Seit Max von einem Auto angefahren wurde, macht ihm sein rechtes Bein zu schaffen. Er muss Medikamente nehmen. Seinen Beruf als IT-Fachmann weiter auszuüben, ist für ihn nicht möglich. Plötzlich musste Max mit dem Hartz-IV-Regelsatz auskommen. So wie die meisten seiner Nachbarn, viele Wohnungen in dem Plattenbau sind Sozialwohnungen. Vom Staat wird die Miete bezahlt, und Strom. Die Wasserrechnung müssen die Mieter selbst begleichen.
Bei vielen Nachbarn reicht das Geld nicht. „Am Ende ist bei vielen mehr Monat als Geld übrig“, sagt Max.
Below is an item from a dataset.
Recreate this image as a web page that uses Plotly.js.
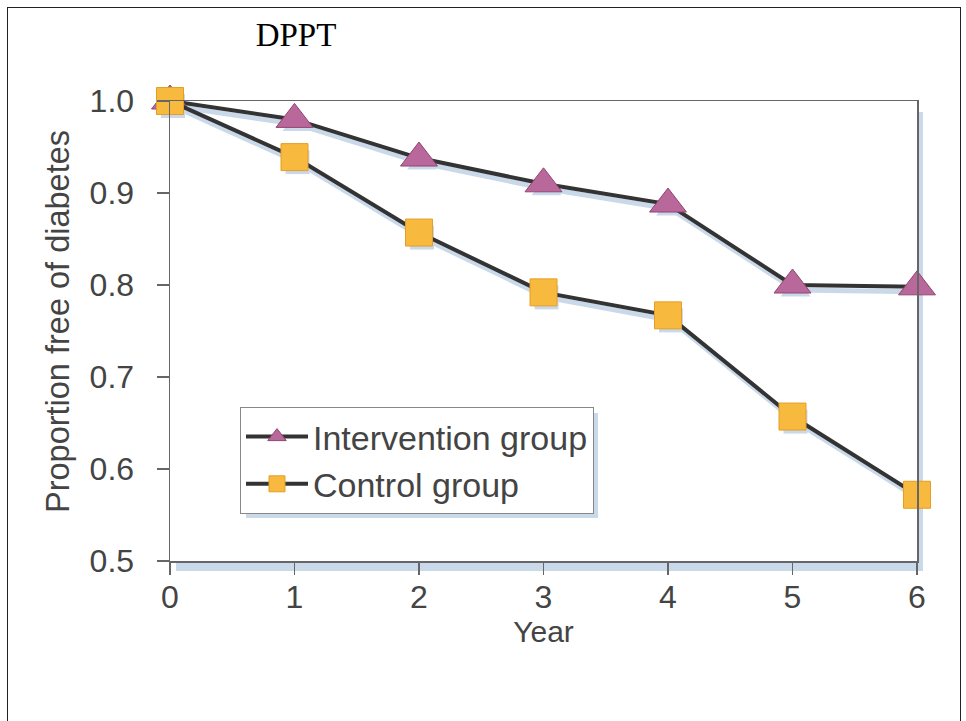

Heute hatte er Soljanka gekocht – und damit das halbe Haus versorgt. „Wenn man kocht, riecht man das durchs ganze Haus. Dann kommen viele und fragen: ’Max? Kochst du wieder? Hast du einen Teller übrig?‘“
Nicht selten bildet sich vor dem Kochtopf eine Schlange, die bis ins Treppenhaus reicht. Und jeder im Haus weiß, dass die Lebensmittel gestern noch in der Mülltonne eines Supermarktes gelegen haben. Max selbst hat noch nie was weggeworfen. „Wenn ich etwas nicht brauchen kann, nehme ich es trotzdem mit. Ich lege die Sachen dann in einen Wäschekorb und stelle ihn vor meine Tür, mit einem Zettel am Korb ’Bitte den Korb stehen lassen‘. Der Korb ist immer nach kurzer Zeit leer, aber noch da!“
Altes Brot für die Enten
Wir sind beim letzten Supermarkt unserer Route angekommen. Es ist noch etwas kälter geworden, aus dem Nieseln wurde ein richtiger Regen. Wir fahren wieder hinter das Gebäude, zur Warenannahme. Plötzlich geht Licht an. Eine Neonröhre summt über uns.
Diesmal keine Biotonne. Dafür stehen dort mehrere Körbe mit Brot, Brötchen und Franzbrötchen. Alles ist steinhart. Essen kann man es nicht mehr. Max nimmt es trotzdem mit. Er schneidet es klein und füttert damit die Enten.
Eine kleine Schale Light-Mozzarella und vegane Schnitzel sind zu finden. Alles ist klebrig. Eine Packung Zucker ist kaputt gegangen und der Regen hat den Rest gemacht. Auch ein Tiefkühlgericht wird gefunden.
Max lässt es liegen. Es ist zu warm, das wäre bis zu Hause komplett aufgetaut, und außerdem ist Max’ Eisschrank schon komplett voll. Sogar Baumkuchen finden wir, er ist sogar noch drei Monate haltbar.
Beute auf dem Tisch
Mehr ist hier nicht zu holen. Wir machen uns auf den Rückweg, der Regen wird weniger. Wieder bei Max in der Wohnung, begutachten wir unsere Beute. Der Wohnzimmertisch ist knapp voll. Es sieht etwas wenig aus. „Sonst ist es mehr!“, versichert Max. Es wird erst mal alles abgespült. Auch wenn kein Zucker ausgelaufen ist, macht er das so.
Weil die guten und die schlechten Sachen alle zusammen im Container liegen. Was Max davon brauchen kann und was nicht, wird er später entscheiden. Was er nicht brauchen kann, wird im Wäschekorb vor seiner Tür landen. Oder er wird wieder das ganze Haus bekochen.
Als ich rausgehe, ist es halb fünf und es nieselt wieder. Langsam wird es hell. Ich schließe mein Fahrrad auf. Den Baumkuchen nehme ich mit.